*WHAT IS NEEDED*
Quote the data below in full, minus the images.

----------

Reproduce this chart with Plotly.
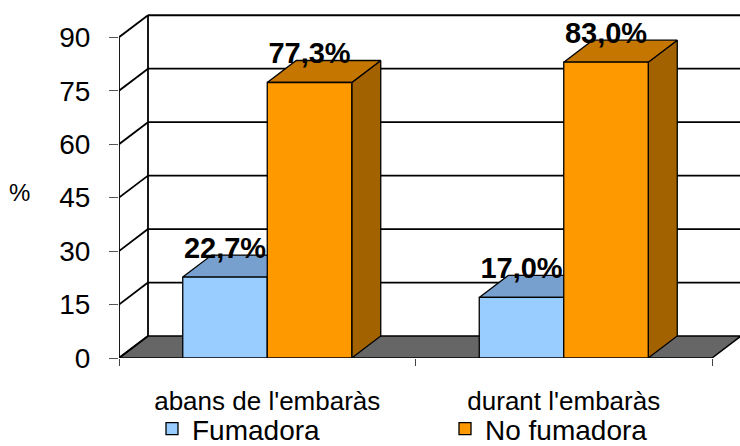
import plotly.graph_objects as go

categories = ["abans de l'embaràs", "durant l'embaràs"]
series_names = ["Fumadora", "No fumadora"]
fumadora = [22.7, 17.0]
no_fumadora = [77.3, 83.0]
value_labels = [["22,7%", "17,0%"], ["77,3%", "83,0%"]]
y_ticks = [0, 15, 30, 45, 60, 75, 90]

front_colors = ["#99CCFF", "#FF9900"]
top_colors = ["#78A0CE", "#C47600"]
side_colors = ["#5F7FA3", "#A36200"]

FONT = "Liberation Sans, Arial, sans-serif"
W, H = 740, 446
ml, mr, mt, mb = 119, 0, 14, 88
px_per_x = 296.5
plot_w = W - ml - mr
plot_h = H - mt - mb
px_per_y = 3.564
x_range = [-0.5, -0.5 + plot_w / px_per_x]
y_range = [0, plot_h / px_per_y]
dx = 29 / px_per_x          # depth offset in x units
dy = 22 / px_per_y          # depth offset in y units
bar_w = 0.285
x_left, x_right = -0.5, len(categories) - 0.5
ymax = y_ticks[-1]

fig = go.Figure()
line_style = dict(color="black", width=1.8)

# floor
fig.add_trace(go.Scatter(
    x=[x_left, x_right, x_right + dx, x_left + dx, x_left],
    y=[0, 0, dy, dy, 0], fill="toself", fillcolor="#666666",
    mode="lines", line=dict(color="black", width=1.5),
    showlegend=False, hoverinfo="skip"))

# back wall grid lines, side wall diagonals
for v in y_ticks:
    if v > 0:
        fig.add_trace(go.Scatter(
            x=[x_left + dx, x_right + dx + 0.05], y=[v + dy, v + dy],
            mode="lines", line=line_style, showlegend=False, hoverinfo="skip"))
    fig.add_trace(go.Scatter(
        x=[x_left, x_left + dx], y=[v, v + dy],
        mode="lines", line=line_style, showlegend=False, hoverinfo="skip"))
# back wall left edge and front axis line
fig.add_trace(go.Scatter(x=[x_left + dx, x_left + dx], y=[dy, ymax + dy],
                         mode="lines", line=line_style, showlegend=False, hoverinfo="skip"))
fig.add_trace(go.Scatter(x=[x_left, x_left], y=[0, ymax],
                         mode="lines", line=line_style, showlegend=False, hoverinfo="skip"))

# bar side and top faces
all_series = [fumadora, no_fumadora]
offsets = [-bar_w, 0]
for ci in range(len(categories)):
    for si, vals in enumerate(all_series):
        v = vals[ci]
        x0 = ci + offsets[si]
        x1 = x0 + bar_w
        fig.add_trace(go.Scatter(
            x=[x1, x1 + dx, x1 + dx, x1, x1], y=[0, dy, v + dy, v, 0],
            fill="toself", fillcolor=side_colors[si], mode="lines",
            line=dict(color="black", width=1.3), showlegend=False, hoverinfo="skip"))
        fig.add_trace(go.Scatter(
            x=[x0, x1, x1 + dx, x0 + dx, x0], y=[v, v, v + dy, v + dy, v],
            fill="toself", fillcolor=top_colors[si], mode="lines",
            line=dict(color="black", width=1.3), showlegend=False, hoverinfo="skip"))

# front faces (overlay subplot so they cover the faces behind)
for si, vals in enumerate(all_series):
    fig.add_trace(go.Bar(
        x=list(range(len(categories))), y=vals, width=bar_w, offset=offsets[si],
        marker=dict(color=front_colors[si], line=dict(color="black", width=1.3)),
        name=series_names[si], xaxis="x2", yaxis="y2",
        legend="legend" if si == 0 else "legend2", hoverinfo="skip"))

# value labels
for si, vals in enumerate(all_series):
    fig.add_trace(go.Scatter(
        x=[ci + offsets[si] + bar_w / 2 for ci in range(len(categories))],
        y=[v + 7.5 for v in vals], text=value_labels[si], mode="text",
        textposition="middle center",
        textfont=dict(family=FONT, size=29, color="black", weight="bold"),
        xaxis="x2", yaxis="y2", showlegend=False, hoverinfo="skip", cliponaxis=False))

fig.add_annotation(text="%", xref="paper", yref="paper", x=0, y=(H - mb - 192) / plot_h,
                   xanchor="right", yanchor="middle", xshift=-87, showarrow=False,
                   font=dict(family=FONT, size=24, color="black"))

legend_common = dict(orientation="h", yanchor="middle", xanchor="left",
                     font=dict(family=FONT, size=28, color="black"),
                     bgcolor="rgba(0,0,0,0)", borderwidth=0)
fig.update_layout(
    width=W, height=H, margin=dict(l=ml, r=mr, t=mt, b=mb, autoexpand=False),
    paper_bgcolor="white", plot_bgcolor="white",
    barmode="overlay",
    xaxis=dict(range=x_range, tickvals=list(range(len(categories))), ticktext=categories,
               ticks="", showgrid=False, zeroline=False, showline=False, automargin=False,
               tickfont=dict(family=FONT, size=26, color="black"), ticklabelstandoff=25,
               minor=dict(tickmode="linear", tick0=-0.5, dtick=1, ticks="outside",
                          ticklen=7, tickwidth=1.3, tickcolor="#444444", showgrid=False)),
    yaxis=dict(range=y_range, tickvals=y_ticks, ticks="outside", ticklen=9, tickwidth=1.3,
               tickcolor="#555555", showgrid=False, zeroline=False, showline=False,
               automargin=False,
               tickfont=dict(family=FONT, size=28, color="black"), ticklabelstandoff=13),
    xaxis2=dict(range=x_range, overlaying="x", visible=False),
    yaxis2=dict(range=y_range, overlaying="y", visible=False),
    legend=dict(x=(152 - ml) / plot_w, y=(H - mb - 429) / plot_h, **legend_common),
    legend2=dict(x=(445 - ml) / plot_w, y=(H - mb - 429) / plot_h, **legend_common),
)

fig.write_html("out.html", config={"displayModeBar": False},
               post_script="document.body.style.margin='0';document.body.style.overflow='hidden';")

----------

*PROBLEM SOLUTION*
Reproduce this chart with Plotly.
import plotly.graph_objects as go

categories = ["abans de l'embaràs", "durant l'embaràs"]
series_names = ["Fumadora", "No fumadora"]
fumadora = [22.7, 17.0]
no_fumadora = [77.3, 83.0]
value_labels = [["22,7%", "17,0%"], ["77,3%", "83,0%"]]
y_ticks = [0, 15, 30, 45, 60, 75, 90]

front_colors = ["#99CCFF", "#FF9900"]
top_colors = ["#78A0CE", "#C47600"]
side_colors = ["#5F7FA3", "#A36200"]

FONT = "Liberation Sans, Arial, sans-serif"
W, H = 740, 446
ml, mr, mt, mb = 119, 0, 14, 88
px_per_x = 296.5
plot_w = W - ml - mr
plot_h = H - mt - mb
px_per_y = 3.564
x_range = [-0.5, -0.5 + plot_w / px_per_x]
y_range = [0, plot_h / px_per_y]
dx = 29 / px_per_x          # depth offset in x units
dy = 22 / px_per_y          # depth offset in y units
bar_w = 0.285
x_left, x_right = -0.5, len(categories) - 0.5
ymax = y_ticks[-1]

fig = go.Figure()
line_style = dict(color="black", width=1.8)

# floor
fig.add_trace(go.Scatter(
    x=[x_left, x_right, x_right + dx, x_left + dx, x_left],
    y=[0, 0, dy, dy, 0], fill="toself", fillcolor="#666666",
    mode="lines", line=dict(color="black", width=1.5),
    showlegend=False, hoverinfo="skip"))

# back wall grid lines, side wall diagonals
for v in y_ticks:
    if v > 0:
        fig.add_trace(go.Scatter(
            x=[x_left + dx, x_right + dx + 0.05], y=[v + dy, v + dy],
            mode="lines", line=line_style, showlegend=False, hoverinfo="skip"))
    fig.add_trace(go.Scatter(
        x=[x_left, x_left + dx], y=[v, v + dy],
        mode="lines", line=line_style, showlegend=False, hoverinfo="skip"))
# back wall left edge and front axis line
fig.add_trace(go.Scatter(x=[x_left + dx, x_left + dx], y=[dy, ymax + dy],
                         mode="lines", line=line_style, showlegend=False, hoverinfo="skip"))
fig.add_trace(go.Scatter(x=[x_left, x_left], y=[0, ymax],
                         mode="lines", line=line_style, showlegend=False, hoverinfo="skip"))

# bar side and top faces
all_series = [fumadora, no_fumadora]
offsets = [-bar_w, 0]
for ci in range(len(categories)):
    for si, vals in enumerate(all_series):
        v = vals[ci]
        x0 = ci + offsets[si]
        x1 = x0 + bar_w
        fig.add_trace(go.Scatter(
            x=[x1, x1 + dx, x1 + dx, x1, x1], y=[0, dy, v + dy, v, 0],
            fill="toself", fillcolor=side_colors[si], mode="lines",
            line=dict(color="black", width=1.3), showlegend=False, hoverinfo="skip"))
        fig.add_trace(go.Scatter(
            x=[x0, x1, x1 + dx, x0 + dx, x0], y=[v, v, v + dy, v + dy, v],
            fill="toself", fillcolor=top_colors[si], mode="lines",
            line=dict(color="black", width=1.3), showlegend=False, hoverinfo="skip"))

# front faces (overlay subplot so they cover the faces behind)
for si, vals in enumerate(all_series):
    fig.add_trace(go.Bar(
        x=list(range(len(categories))), y=vals, width=bar_w, offset=offsets[si],
        marker=dict(color=front_colors[si], line=dict(color="black", width=1.3)),
        name=series_names[si], xaxis="x2", yaxis="y2",
        legend="legend" if si == 0 else "legend2", hoverinfo="skip"))

# value labels
for si, vals in enumerate(all_series):
    fig.add_trace(go.Scatter(
        x=[ci + offsets[si] + bar_w / 2 for ci in range(len(categories))],
        y=[v + 7.5 for v in vals], text=value_labels[si], mode="text",
        textposition="middle center",
        textfont=dict(family=FONT, size=29, color="black", weight="bold"),
        xaxis="x2", yaxis="y2", showlegend=False, hoverinfo="skip", cliponaxis=False))

fig.add_annotation(text="%", xref="paper", yref="paper", x=0, y=(H - mb - 192) / plot_h,
                   xanchor="right", yanchor="middle", xshift=-87, showarrow=False,
                   font=dict(family=FONT, size=24, color="black"))

legend_common = dict(orientation="h", yanchor="middle", xanchor="left",
                     font=dict(family=FONT, size=28, color="black"),
                     bgcolor="rgba(0,0,0,0)", borderwidth=0)
fig.update_layout(
    width=W, height=H, margin=dict(l=ml, r=mr, t=mt, b=mb, autoexpand=False),
    paper_bgcolor="white", plot_bgcolor="white",
    barmode="overlay",
    xaxis=dict(range=x_range, tickvals=list(range(len(categories))), ticktext=categories,
               ticks="", showgrid=False, zeroline=False, showline=False, automargin=False,
               tickfont=dict(family=FONT, size=26, color="black"), ticklabelstandoff=25,
               minor=dict(tickmode="linear", tick0=-0.5, dtick=1, ticks="outside",
                          ticklen=7, tickwidth=1.3, tickcolor="#444444", showgrid=False)),
    yaxis=dict(range=y_range, tickvals=y_ticks, ticks="outside", ticklen=9, tickwidth=1.3,
               tickcolor="#555555", showgrid=False, zeroline=False, showline=False,
               automargin=False,
               tickfont=dict(family=FONT, size=28, color="black"), ticklabelstandoff=13),
    xaxis2=dict(range=x_range, overlaying="x", visible=False),
    yaxis2=dict(range=y_range, overlaying="y", visible=False),
    legend=dict(x=(152 - ml) / plot_w, y=(H - mb - 429) / plot_h, **legend_common),
    legend2=dict(x=(445 - ml) / plot_w, y=(H - mb - 429) / plot_h, **legend_common),
)

fig.write_html("out.html", config={"displayModeBar": False},
               post_script="document.body.style.margin='0';document.body.style.overflow='hidden';")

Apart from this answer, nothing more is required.